How many lines of the entries below include the word "this"? Answer with the number alone.

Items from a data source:

# # #

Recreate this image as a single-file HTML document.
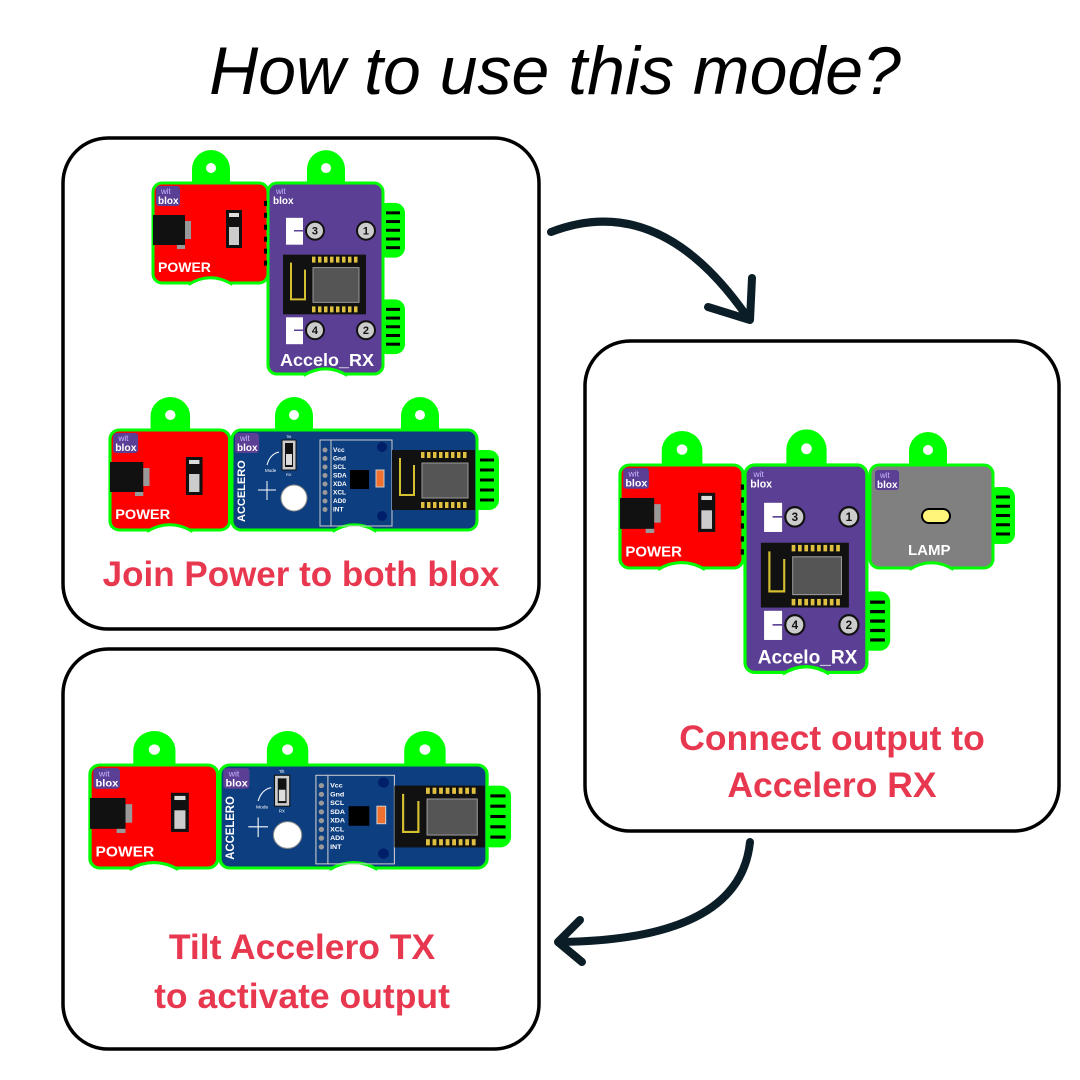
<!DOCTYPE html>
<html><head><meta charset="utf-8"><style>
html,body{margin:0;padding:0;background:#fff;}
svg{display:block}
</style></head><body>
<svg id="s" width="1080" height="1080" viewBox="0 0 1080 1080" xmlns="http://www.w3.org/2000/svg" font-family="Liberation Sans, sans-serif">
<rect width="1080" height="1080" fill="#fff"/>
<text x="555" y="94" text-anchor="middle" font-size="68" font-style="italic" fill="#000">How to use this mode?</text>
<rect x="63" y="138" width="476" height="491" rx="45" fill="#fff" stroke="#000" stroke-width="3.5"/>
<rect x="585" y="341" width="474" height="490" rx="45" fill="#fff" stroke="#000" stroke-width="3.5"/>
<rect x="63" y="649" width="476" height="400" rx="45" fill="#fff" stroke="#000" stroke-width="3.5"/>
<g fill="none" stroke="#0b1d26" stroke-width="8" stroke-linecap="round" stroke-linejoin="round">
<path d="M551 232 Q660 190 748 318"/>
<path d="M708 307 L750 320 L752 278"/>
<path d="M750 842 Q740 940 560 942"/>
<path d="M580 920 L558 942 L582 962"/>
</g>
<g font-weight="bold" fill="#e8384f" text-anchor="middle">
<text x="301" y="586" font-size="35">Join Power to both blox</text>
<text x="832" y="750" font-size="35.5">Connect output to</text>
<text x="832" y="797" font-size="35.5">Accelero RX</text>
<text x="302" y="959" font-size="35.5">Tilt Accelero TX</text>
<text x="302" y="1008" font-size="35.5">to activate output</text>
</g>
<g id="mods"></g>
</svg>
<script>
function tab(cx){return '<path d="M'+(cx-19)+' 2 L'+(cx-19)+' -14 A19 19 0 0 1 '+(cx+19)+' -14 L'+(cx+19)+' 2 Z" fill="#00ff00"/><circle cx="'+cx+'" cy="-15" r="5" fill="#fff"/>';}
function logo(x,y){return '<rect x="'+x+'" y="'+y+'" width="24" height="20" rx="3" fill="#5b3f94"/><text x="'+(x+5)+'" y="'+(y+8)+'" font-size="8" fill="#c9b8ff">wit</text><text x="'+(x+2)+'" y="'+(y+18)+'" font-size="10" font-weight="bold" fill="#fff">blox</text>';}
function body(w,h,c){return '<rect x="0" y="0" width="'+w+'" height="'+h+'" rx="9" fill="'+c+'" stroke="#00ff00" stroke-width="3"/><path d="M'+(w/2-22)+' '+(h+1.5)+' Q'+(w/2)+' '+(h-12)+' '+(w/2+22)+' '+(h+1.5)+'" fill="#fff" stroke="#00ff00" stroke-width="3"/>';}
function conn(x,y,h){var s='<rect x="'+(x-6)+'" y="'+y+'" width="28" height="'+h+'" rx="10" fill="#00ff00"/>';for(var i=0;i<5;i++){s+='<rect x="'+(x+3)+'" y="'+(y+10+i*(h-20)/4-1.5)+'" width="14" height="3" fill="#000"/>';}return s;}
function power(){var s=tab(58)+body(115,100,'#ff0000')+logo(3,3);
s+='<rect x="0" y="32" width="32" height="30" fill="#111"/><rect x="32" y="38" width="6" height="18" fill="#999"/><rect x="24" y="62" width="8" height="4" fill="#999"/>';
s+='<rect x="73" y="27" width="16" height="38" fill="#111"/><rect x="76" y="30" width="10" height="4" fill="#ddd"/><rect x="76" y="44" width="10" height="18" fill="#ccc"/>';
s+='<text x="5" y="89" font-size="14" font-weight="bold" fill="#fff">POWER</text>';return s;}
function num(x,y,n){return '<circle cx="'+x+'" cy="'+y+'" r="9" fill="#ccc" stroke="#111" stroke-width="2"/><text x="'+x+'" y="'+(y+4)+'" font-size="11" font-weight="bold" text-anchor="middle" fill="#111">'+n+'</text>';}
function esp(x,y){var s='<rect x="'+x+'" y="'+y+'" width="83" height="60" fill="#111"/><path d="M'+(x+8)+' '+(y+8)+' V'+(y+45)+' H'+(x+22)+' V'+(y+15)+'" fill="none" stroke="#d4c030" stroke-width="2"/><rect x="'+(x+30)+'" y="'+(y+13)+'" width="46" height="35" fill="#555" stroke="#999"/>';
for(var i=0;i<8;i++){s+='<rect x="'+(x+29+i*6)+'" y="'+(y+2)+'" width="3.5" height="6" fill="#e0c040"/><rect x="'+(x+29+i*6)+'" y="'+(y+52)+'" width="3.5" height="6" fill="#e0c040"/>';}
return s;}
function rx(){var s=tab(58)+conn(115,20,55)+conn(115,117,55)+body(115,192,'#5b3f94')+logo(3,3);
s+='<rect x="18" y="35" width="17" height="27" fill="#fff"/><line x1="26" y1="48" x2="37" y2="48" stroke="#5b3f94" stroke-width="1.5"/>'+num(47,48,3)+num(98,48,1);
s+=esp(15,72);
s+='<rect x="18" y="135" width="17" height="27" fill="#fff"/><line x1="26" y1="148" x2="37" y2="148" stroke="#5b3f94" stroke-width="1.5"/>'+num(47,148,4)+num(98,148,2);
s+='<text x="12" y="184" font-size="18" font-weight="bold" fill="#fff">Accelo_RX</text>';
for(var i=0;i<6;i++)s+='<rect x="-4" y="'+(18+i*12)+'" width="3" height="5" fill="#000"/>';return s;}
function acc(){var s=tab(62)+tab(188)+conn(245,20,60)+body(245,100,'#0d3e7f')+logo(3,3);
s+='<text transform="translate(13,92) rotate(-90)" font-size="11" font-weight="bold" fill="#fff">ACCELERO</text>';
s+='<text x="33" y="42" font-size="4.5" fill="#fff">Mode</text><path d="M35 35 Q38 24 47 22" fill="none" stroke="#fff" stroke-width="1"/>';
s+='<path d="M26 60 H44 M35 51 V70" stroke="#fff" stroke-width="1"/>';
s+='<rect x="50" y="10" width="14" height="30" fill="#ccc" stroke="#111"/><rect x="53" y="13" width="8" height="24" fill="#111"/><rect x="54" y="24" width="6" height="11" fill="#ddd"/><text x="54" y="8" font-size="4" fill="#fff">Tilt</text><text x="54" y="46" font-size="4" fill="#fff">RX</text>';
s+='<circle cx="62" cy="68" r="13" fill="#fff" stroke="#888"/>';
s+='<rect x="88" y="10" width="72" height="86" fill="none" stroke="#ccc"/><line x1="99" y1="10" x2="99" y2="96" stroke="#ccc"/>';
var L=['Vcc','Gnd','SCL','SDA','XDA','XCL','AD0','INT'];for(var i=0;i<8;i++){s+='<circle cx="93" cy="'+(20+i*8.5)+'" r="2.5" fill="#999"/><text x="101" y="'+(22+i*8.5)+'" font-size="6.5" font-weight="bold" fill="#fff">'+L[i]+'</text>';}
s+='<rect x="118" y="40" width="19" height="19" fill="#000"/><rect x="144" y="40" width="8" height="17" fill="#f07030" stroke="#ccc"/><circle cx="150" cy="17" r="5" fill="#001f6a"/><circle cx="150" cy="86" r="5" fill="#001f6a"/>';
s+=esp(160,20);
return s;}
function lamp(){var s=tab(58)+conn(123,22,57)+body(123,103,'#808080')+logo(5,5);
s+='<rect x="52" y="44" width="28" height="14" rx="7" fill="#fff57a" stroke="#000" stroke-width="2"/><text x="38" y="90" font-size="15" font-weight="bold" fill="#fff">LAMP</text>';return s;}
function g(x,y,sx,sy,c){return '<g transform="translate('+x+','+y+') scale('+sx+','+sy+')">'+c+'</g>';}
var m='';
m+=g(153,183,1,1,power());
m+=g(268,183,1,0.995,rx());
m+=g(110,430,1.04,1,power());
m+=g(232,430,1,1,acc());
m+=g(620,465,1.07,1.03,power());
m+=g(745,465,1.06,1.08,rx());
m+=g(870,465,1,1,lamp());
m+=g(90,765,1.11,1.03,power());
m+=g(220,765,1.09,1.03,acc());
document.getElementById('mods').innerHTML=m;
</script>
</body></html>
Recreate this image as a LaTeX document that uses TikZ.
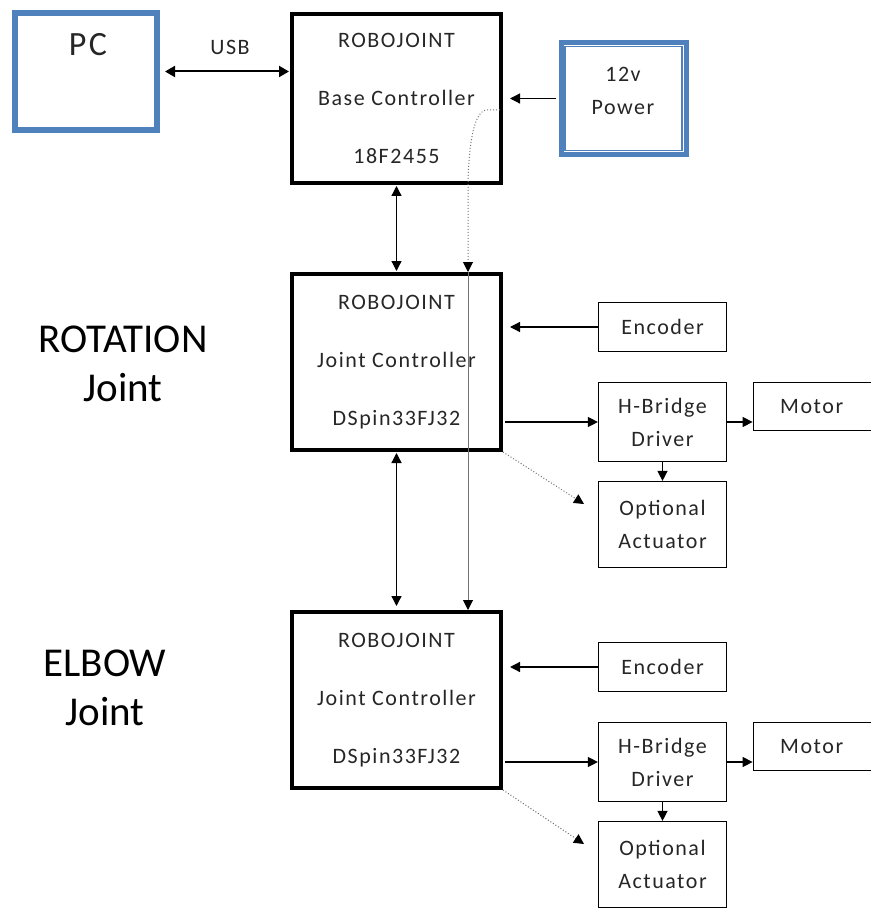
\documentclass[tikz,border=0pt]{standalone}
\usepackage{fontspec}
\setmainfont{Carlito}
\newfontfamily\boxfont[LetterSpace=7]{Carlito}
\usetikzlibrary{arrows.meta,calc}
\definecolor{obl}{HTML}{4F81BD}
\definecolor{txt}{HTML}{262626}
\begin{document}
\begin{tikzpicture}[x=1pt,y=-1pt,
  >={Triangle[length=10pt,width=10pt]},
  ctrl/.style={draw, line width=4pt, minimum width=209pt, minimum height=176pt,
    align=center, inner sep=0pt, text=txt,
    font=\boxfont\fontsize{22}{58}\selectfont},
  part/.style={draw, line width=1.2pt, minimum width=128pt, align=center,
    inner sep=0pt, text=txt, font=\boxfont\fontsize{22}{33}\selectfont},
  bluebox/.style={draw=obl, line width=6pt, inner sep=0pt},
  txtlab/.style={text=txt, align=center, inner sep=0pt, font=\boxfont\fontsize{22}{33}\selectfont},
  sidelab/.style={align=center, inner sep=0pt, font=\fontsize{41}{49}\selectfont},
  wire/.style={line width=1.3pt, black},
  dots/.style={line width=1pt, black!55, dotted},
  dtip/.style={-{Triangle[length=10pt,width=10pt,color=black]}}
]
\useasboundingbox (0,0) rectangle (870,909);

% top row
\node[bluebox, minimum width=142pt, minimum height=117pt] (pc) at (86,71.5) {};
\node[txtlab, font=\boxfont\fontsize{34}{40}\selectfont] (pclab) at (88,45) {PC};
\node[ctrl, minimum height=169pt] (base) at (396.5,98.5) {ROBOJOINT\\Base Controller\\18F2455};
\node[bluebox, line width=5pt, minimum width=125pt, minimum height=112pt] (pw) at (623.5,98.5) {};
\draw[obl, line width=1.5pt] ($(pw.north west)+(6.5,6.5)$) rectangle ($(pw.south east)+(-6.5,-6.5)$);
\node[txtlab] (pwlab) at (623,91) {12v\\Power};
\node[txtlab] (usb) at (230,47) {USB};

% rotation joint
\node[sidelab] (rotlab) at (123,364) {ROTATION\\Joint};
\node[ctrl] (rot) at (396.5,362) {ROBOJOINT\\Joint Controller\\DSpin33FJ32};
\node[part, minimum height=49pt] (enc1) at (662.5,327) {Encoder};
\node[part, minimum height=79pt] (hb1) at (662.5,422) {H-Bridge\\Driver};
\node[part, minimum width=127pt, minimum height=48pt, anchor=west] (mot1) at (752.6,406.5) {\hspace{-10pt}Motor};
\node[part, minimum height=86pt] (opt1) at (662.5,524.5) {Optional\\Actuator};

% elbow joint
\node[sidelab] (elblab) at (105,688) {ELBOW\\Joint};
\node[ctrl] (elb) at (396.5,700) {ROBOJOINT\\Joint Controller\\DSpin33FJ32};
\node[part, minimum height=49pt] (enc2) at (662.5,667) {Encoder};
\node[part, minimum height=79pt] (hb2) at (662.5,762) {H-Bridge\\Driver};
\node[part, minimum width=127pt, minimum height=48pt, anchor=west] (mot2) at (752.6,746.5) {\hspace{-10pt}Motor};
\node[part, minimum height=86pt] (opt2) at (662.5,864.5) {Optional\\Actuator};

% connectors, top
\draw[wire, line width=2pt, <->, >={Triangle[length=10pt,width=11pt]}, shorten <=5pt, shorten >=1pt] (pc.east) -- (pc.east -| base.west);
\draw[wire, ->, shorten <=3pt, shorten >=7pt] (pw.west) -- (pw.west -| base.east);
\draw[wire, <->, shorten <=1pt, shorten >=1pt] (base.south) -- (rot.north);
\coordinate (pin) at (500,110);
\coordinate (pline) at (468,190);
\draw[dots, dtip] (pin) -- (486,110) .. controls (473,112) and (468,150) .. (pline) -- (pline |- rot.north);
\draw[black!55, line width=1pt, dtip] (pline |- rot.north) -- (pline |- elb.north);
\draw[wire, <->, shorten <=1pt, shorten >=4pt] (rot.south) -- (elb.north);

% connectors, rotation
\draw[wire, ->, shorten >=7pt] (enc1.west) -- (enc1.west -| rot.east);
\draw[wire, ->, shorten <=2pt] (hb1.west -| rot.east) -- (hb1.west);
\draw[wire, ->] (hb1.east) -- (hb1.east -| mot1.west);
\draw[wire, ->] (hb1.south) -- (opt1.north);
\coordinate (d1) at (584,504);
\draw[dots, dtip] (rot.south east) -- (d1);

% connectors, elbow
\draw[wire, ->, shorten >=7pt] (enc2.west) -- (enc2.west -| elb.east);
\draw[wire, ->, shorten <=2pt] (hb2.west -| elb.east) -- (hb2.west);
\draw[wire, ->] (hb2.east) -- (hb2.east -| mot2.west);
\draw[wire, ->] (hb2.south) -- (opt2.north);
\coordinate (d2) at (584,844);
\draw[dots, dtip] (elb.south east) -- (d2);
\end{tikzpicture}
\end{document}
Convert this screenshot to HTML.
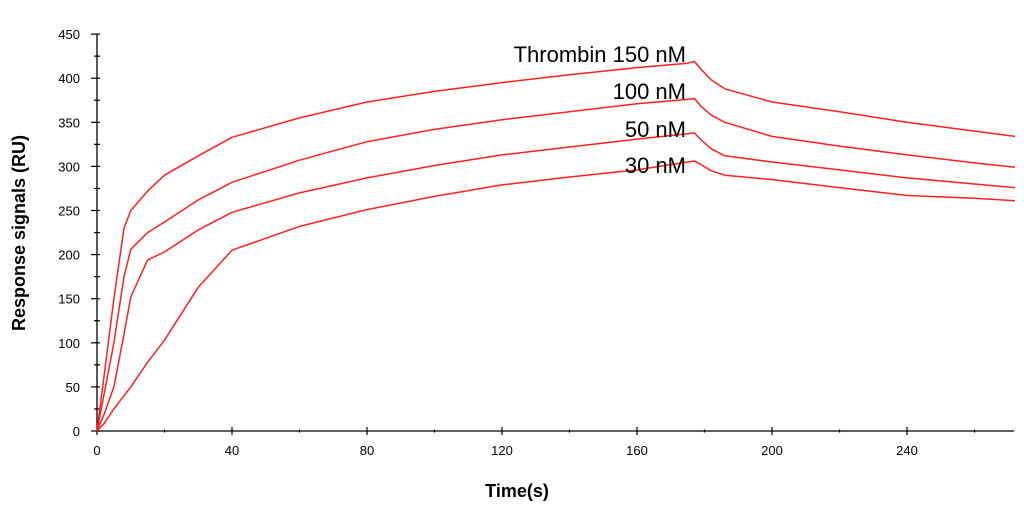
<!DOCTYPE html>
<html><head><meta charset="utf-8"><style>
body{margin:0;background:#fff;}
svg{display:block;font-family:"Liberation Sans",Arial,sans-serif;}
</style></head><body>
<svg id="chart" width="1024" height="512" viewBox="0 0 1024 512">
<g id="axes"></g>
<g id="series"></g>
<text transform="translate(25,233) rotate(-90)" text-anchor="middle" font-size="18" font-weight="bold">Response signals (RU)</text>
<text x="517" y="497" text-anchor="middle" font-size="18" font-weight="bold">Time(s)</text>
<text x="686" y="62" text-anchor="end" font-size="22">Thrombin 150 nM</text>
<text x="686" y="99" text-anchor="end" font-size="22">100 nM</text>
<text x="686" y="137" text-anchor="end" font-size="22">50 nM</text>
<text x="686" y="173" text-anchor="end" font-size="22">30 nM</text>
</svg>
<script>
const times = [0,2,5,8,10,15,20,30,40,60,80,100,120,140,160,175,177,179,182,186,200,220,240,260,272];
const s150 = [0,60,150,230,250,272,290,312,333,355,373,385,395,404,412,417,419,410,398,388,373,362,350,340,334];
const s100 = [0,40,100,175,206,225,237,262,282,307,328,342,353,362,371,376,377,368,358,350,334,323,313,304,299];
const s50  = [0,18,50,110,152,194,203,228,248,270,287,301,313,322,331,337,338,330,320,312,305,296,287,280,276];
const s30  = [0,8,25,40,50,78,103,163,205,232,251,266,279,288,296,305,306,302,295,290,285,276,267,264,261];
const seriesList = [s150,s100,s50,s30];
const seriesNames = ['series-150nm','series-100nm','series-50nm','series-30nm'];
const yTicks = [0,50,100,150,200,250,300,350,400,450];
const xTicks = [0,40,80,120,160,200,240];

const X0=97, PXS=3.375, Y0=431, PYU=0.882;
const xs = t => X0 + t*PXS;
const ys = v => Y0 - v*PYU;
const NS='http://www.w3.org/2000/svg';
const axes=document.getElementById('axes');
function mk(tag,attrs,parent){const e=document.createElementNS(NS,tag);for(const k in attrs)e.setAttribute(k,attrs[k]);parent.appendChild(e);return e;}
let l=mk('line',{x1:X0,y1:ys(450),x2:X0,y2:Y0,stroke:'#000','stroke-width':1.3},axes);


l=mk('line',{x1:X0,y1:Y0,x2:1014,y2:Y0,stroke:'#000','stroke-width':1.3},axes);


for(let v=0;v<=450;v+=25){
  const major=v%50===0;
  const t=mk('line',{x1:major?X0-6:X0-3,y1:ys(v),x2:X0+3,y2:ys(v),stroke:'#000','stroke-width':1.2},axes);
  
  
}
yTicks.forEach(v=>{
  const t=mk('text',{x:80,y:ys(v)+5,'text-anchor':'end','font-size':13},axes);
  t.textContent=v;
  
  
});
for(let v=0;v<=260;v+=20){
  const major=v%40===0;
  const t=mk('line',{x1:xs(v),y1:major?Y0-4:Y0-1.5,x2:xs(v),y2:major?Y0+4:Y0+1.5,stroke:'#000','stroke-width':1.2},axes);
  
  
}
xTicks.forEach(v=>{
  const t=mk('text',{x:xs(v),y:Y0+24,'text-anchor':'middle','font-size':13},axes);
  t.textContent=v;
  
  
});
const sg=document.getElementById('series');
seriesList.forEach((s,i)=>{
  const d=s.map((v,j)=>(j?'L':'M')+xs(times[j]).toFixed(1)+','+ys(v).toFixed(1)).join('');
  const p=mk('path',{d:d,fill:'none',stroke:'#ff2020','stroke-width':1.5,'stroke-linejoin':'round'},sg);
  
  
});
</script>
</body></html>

# # #

The response = 4